I am only using a transformer because of the emmence amount of power I need on the other end. I need at least 70 amps, which I did not believe a switch power supply could provide. I also am asking because I think their is a flaw in my understanding of load and ohms law.

Have any pictures of your setup? May I ask what you're trying to power with the secondary?

If you used the right size of wire on the primary witch I doubt the transformer would have blown before the fuse. off the top of my head something like 500 turns of 28AWG wire.

What is the formula you were using?

is their any specific formula I should be using, because I made as many turns of 18 gauge wire as I could ( I used 18 because it is rated for the amperage i'm using). Then i set up my coil ratio accordingly, so I made the secondary coil a ratio relative to the primary. Should i use something like 28 gauge wire? if so doesn't that exceed its rated amperage, and thus the wire would blow?

I worked in rewiring motors, alternators, and transformers.

18 gauge way to big for 120 volts 1.5 amps, the largest it should be is 24 gauge.

It is all ratio of change

To make a long story short I use this shortcut for laminate steel core just because I can remember 10, 12, 16, or 10 amps, 120 volts & turns, 16 AWG wire 1200 watts.

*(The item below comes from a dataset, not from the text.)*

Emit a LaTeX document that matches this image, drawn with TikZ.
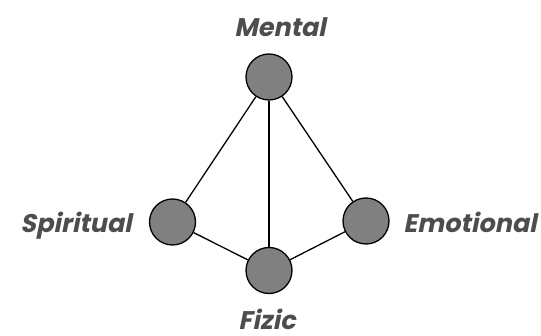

You want same voltage and power down or 120 volts 1.5 amps 180 watts

voltage up, turns up, wire diameter down, current down, power same.

If you change the voltage to 220 you change the turns to 220 and the wire to 20 AWG and the power remains the same.

You want voltage same, turns up, wire diameter down, current down, power down.

Your ratio is 1200 watts divided by 180 watts is 6.66.

120 turns times 6.66 is 800 turns.

Current 1.5 amps 28 to 24 gauge wire.

That makes your primary 120 volts 1.5 amps 180 watts with 800 turns of 28 to 24 gauge wire.

For anything in the home remember this your current determines wire diameter.

12 AWG 20 amps

14 AWG 15 amps

16 AWG 10 amps

18 AWG 8 amps

20 AWG 5 amps

22 AWC 4 amps

24 AWG 2 amps

26 AWG 1 to 2.2 amps depending on application.

28 AWG .75 to 1.5 amps depending on application.

The transformer you built is a 8 amp dead short under 140 turns.